* **GIVEN REQUEST**: Pull every line containing "code" from the entries.

* **THE RECORDS**:
::::::::
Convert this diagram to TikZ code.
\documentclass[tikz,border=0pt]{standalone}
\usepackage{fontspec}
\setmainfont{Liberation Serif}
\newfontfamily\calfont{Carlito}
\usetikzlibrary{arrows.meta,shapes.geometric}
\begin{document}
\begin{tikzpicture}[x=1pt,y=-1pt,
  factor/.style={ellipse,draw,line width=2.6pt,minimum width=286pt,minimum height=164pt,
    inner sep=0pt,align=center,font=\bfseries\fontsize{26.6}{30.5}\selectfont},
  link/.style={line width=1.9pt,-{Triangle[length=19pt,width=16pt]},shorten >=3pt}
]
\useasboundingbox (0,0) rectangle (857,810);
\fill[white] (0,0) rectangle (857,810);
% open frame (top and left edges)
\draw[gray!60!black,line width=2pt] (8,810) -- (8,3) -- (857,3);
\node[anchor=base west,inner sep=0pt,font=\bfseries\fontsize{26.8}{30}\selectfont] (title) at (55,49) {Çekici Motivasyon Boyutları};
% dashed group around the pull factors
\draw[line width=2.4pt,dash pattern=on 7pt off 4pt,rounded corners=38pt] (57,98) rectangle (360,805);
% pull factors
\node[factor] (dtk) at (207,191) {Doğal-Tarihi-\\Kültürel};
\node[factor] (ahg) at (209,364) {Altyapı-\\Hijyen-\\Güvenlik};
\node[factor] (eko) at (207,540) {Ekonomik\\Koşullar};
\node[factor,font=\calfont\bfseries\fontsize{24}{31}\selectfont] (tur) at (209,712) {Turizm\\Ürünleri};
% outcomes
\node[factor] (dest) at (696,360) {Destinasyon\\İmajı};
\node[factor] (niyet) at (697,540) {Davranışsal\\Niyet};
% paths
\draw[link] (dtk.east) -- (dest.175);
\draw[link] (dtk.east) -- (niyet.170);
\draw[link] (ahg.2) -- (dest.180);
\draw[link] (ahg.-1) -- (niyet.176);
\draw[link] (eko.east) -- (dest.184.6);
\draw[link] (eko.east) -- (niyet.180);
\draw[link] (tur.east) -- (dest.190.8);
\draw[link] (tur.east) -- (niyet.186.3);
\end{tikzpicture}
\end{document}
::::::::
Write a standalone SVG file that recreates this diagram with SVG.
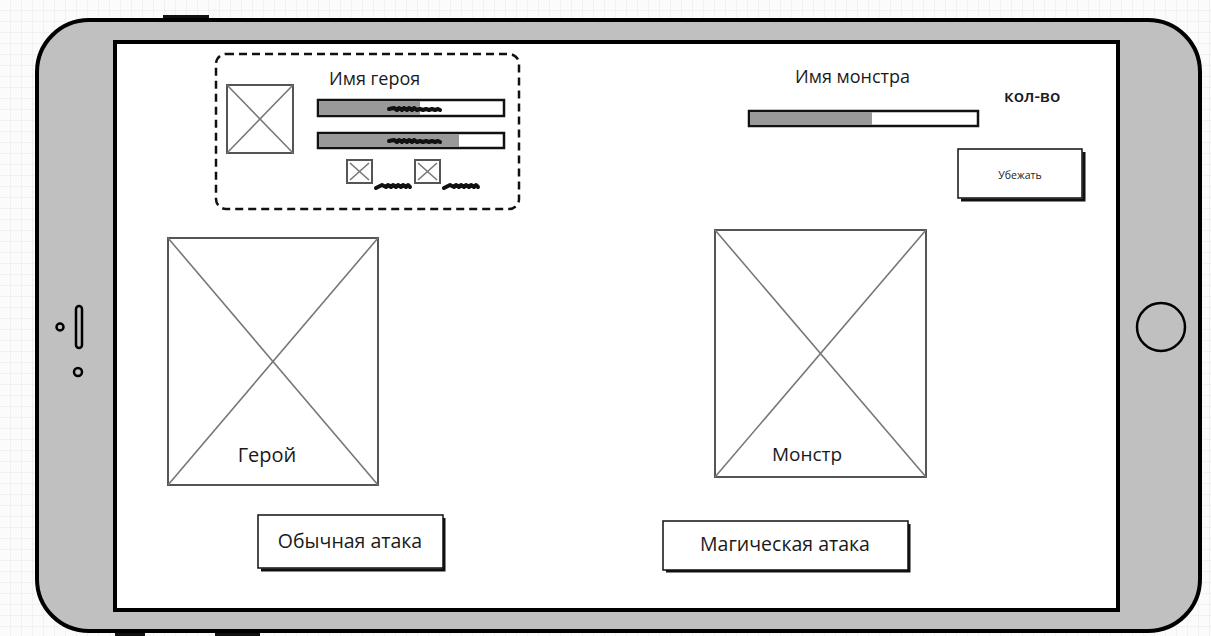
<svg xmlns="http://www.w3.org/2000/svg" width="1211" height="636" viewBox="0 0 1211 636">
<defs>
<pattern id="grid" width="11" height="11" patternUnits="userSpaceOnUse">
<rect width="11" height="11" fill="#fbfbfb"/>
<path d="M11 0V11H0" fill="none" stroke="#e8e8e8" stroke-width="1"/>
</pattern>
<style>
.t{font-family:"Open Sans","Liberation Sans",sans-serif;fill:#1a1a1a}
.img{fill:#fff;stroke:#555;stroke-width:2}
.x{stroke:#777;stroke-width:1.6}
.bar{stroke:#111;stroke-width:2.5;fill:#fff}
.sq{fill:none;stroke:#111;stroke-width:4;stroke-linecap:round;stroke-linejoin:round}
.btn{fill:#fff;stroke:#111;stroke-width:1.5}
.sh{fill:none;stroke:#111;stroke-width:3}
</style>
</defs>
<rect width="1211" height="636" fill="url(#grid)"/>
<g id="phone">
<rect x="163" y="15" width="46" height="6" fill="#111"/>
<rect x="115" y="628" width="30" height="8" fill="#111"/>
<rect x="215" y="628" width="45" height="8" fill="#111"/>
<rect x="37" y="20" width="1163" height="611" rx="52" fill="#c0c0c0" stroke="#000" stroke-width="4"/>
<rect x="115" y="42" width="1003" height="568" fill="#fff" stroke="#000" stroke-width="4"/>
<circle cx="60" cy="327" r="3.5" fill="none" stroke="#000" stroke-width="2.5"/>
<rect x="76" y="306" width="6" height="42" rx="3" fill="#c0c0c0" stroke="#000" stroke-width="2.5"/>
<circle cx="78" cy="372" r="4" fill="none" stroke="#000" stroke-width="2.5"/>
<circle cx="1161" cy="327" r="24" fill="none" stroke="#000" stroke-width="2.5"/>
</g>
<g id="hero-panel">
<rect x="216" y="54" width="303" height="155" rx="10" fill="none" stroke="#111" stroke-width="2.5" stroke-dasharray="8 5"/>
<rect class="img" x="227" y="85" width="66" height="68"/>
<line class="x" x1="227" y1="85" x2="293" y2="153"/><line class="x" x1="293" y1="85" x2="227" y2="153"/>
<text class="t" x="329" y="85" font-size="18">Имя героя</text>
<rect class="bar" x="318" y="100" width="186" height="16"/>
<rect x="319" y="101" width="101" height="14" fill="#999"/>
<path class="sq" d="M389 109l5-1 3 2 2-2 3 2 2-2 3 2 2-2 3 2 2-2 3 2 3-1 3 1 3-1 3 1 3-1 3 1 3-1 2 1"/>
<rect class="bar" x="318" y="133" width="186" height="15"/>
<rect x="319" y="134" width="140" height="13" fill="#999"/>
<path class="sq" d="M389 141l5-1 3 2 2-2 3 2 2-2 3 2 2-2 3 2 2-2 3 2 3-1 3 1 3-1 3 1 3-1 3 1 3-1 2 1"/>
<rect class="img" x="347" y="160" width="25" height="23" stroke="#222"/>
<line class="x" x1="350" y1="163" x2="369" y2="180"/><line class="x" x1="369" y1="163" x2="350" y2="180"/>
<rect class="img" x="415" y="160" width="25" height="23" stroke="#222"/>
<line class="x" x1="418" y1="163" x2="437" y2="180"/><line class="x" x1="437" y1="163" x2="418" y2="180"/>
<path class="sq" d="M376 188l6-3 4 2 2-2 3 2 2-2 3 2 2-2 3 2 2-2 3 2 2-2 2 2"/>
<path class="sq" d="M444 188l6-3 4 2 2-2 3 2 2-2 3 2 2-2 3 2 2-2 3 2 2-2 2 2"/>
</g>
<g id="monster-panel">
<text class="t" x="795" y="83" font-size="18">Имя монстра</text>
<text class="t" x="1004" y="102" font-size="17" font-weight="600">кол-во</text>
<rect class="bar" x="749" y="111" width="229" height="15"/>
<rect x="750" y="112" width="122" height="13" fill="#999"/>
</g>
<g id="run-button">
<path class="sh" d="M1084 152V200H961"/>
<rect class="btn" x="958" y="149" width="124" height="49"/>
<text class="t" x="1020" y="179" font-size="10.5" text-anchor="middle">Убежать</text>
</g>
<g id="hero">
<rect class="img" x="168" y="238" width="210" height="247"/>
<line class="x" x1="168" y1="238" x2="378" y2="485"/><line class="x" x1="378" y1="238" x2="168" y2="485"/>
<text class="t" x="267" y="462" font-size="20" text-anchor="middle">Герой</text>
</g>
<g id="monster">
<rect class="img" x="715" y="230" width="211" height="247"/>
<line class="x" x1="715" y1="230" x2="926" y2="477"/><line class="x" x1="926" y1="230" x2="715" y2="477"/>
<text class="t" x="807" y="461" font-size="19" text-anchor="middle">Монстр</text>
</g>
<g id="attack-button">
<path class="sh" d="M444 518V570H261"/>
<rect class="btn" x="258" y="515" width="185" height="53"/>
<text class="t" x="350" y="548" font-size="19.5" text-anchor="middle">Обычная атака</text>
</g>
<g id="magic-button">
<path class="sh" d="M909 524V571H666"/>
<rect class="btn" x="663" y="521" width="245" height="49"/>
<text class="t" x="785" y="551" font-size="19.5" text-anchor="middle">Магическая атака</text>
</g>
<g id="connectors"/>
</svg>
::::::::
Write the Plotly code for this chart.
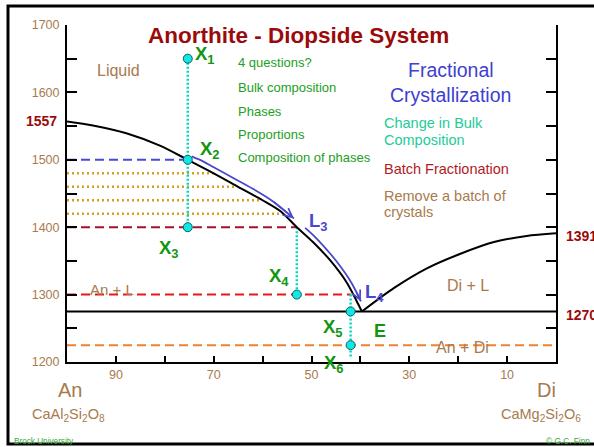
::::::::
* **TASK RESULT**:
Convert this diagram to TikZ code.
Write the Plotly code for this chart.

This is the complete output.